7.  Limitation of remedies

Provider shall have the option to substitute caterers, food suppliers, delivery services and other vendors within its reasonable discretion at any time for any reason. If Provider cannot fulfill its obligations under this Contract for unforeseen reasons outside of its control, Provider may locate and retain a replacement provider at no additional cost to Client, subject to Client’s approval, which shall not be unreasonably withheld or denied, or refund Client’s money in full. Provider will not be responsible for any additional damages or compensation under these circumstances.

8. Force Majeure

Provider will not be liable for breach or failure to implement any of their obligations under this Agreement, if such breach or failure occurs as a result of force majeure conditions including acts of God, war, aggression, earthquake, natural calamities, public health emergencies, and any other unforeseen circumstances that are beyond the control of the Provider.

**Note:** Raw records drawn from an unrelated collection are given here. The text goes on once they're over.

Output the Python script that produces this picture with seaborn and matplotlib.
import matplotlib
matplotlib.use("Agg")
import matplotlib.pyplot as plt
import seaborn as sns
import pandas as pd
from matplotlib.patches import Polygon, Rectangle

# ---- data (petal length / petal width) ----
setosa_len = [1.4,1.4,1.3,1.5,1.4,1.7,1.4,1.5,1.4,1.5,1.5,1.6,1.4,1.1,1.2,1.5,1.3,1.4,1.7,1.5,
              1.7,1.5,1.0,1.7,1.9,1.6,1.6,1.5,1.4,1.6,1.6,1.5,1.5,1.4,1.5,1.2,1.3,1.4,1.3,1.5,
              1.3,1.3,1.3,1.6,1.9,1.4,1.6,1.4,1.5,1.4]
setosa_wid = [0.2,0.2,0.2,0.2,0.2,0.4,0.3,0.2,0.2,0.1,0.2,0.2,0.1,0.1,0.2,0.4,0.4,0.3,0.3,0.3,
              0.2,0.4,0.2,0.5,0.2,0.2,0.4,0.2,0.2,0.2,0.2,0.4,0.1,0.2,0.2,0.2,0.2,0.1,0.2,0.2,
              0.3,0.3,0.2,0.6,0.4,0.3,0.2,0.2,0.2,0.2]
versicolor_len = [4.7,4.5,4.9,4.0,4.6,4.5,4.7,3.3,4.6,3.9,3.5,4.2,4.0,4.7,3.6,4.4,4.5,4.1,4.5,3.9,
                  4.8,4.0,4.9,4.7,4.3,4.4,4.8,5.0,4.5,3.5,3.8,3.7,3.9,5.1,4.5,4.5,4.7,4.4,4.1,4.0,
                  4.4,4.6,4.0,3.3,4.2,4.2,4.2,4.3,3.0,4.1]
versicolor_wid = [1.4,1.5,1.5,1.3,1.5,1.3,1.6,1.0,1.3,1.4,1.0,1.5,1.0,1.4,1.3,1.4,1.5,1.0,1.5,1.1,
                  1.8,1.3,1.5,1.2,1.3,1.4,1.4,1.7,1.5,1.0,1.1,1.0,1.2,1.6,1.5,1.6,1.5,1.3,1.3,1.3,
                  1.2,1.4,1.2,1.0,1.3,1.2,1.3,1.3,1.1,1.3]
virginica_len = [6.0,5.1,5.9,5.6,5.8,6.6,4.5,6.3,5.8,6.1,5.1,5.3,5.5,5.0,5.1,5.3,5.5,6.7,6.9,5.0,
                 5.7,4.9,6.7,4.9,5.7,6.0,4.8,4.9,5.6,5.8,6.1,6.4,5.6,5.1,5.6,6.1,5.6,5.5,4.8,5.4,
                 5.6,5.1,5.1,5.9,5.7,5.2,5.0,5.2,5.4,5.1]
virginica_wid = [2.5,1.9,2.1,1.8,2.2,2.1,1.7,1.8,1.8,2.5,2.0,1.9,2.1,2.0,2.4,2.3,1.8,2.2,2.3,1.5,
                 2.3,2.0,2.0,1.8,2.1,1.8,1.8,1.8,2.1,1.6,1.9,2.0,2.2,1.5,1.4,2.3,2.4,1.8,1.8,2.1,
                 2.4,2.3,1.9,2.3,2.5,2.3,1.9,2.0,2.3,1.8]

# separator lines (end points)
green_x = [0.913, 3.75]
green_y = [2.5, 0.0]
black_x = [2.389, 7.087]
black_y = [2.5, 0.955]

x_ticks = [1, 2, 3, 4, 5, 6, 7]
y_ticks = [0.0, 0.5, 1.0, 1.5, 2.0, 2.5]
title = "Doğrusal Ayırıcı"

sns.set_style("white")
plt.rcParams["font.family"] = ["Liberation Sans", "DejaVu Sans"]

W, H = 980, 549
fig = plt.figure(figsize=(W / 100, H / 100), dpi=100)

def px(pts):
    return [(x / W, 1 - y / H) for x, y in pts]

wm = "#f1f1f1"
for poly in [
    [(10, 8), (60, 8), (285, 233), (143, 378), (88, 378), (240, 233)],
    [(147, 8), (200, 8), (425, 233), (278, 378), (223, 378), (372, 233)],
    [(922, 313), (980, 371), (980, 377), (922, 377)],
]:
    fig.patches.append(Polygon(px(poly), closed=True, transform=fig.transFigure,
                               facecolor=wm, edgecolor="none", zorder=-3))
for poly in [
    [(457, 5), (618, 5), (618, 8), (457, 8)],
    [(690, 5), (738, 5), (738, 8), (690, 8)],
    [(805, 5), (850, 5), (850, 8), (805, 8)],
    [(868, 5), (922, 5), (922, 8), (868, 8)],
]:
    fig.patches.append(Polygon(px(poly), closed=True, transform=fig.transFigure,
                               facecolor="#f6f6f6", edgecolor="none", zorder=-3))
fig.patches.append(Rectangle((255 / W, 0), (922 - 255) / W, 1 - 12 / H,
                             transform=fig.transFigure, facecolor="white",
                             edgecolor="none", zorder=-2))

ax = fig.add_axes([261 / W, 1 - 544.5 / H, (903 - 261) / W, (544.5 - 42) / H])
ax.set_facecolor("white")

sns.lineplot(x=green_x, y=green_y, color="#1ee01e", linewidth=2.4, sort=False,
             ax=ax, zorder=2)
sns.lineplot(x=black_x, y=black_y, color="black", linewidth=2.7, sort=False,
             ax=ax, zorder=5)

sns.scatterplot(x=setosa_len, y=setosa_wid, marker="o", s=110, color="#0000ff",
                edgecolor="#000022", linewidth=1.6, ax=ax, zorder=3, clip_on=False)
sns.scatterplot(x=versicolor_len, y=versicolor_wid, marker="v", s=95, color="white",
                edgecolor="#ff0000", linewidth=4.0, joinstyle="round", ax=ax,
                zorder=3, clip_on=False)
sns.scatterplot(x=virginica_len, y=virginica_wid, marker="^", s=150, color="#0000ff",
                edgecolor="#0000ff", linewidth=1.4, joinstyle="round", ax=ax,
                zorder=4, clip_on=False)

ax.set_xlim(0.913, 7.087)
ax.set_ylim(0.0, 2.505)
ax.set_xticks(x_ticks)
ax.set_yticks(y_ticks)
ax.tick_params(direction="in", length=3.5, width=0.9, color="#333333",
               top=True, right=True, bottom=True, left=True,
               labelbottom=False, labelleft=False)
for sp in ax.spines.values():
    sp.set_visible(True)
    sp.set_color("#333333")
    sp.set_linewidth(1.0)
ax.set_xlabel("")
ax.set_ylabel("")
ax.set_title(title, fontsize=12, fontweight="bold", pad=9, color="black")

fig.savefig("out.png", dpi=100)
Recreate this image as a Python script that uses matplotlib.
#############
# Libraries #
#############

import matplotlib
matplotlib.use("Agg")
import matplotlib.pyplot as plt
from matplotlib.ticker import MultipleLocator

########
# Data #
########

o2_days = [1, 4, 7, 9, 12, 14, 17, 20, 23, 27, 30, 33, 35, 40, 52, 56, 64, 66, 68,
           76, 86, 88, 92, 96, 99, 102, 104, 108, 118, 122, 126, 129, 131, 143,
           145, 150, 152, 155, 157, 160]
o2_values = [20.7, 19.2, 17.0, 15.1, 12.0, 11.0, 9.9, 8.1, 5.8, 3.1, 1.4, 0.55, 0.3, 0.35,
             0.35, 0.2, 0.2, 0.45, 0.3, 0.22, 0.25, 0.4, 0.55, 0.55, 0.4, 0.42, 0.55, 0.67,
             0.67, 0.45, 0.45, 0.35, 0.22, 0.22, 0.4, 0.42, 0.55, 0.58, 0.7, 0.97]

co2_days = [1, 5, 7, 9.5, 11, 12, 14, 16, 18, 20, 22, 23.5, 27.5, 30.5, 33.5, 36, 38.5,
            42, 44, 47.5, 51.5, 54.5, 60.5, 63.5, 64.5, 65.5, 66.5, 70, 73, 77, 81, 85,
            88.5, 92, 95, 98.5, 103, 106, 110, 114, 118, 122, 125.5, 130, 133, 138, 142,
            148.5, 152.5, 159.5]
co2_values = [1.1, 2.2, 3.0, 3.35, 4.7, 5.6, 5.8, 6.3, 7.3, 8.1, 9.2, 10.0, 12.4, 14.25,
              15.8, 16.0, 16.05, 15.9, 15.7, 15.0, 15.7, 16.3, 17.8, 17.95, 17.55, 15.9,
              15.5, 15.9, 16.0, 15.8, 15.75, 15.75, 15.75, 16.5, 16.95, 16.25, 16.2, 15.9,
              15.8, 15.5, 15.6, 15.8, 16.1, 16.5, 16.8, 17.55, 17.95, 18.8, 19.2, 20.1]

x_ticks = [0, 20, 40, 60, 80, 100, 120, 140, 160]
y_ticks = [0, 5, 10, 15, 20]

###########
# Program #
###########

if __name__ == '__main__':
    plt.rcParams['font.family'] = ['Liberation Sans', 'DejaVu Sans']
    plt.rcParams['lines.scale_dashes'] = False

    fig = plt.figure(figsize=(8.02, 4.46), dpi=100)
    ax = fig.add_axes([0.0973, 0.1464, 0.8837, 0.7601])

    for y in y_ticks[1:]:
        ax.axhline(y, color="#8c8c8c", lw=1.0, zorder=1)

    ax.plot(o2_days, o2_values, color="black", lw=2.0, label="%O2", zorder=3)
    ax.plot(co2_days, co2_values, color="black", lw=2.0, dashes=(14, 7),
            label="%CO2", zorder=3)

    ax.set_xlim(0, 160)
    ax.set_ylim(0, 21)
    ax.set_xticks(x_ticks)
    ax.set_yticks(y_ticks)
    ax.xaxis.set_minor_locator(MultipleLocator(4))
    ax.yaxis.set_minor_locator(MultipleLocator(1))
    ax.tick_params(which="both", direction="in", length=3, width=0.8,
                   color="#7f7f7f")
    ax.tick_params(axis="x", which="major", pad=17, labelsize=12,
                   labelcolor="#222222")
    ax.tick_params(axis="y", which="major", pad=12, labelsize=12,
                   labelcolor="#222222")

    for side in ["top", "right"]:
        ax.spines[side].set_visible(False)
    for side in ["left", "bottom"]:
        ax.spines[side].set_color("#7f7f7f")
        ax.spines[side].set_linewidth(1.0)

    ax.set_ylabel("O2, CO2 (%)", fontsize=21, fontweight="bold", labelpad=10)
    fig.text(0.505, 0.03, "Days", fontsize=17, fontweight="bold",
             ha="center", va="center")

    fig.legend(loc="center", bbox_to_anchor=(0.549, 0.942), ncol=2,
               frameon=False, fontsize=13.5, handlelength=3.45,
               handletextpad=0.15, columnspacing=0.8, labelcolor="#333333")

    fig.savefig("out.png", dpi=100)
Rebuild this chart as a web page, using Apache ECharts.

9.  Resolution of disputes

The Parties agree to not post any negative information about the other arising out of this Contract or Event on any online forum or website without providing advance written notice of the intended content thereof, and providing the other party with an opportunity to resolve any issues between the parties amicably.

10.  Jurisdiction and Venue

This Contract will be interpreted according to the laws of the Commonwealth of Pennsylvania and any legal action must be filed in the Courts of Delaware County, Pennsylvania or in the United States District Court for the Eastern District of Pennsylvania.

11.  Entire Agreement

This document, along with its exhibits and attachments, constitutes the entire agreement between the Parties, and may only be amended by a writing signed by both parties.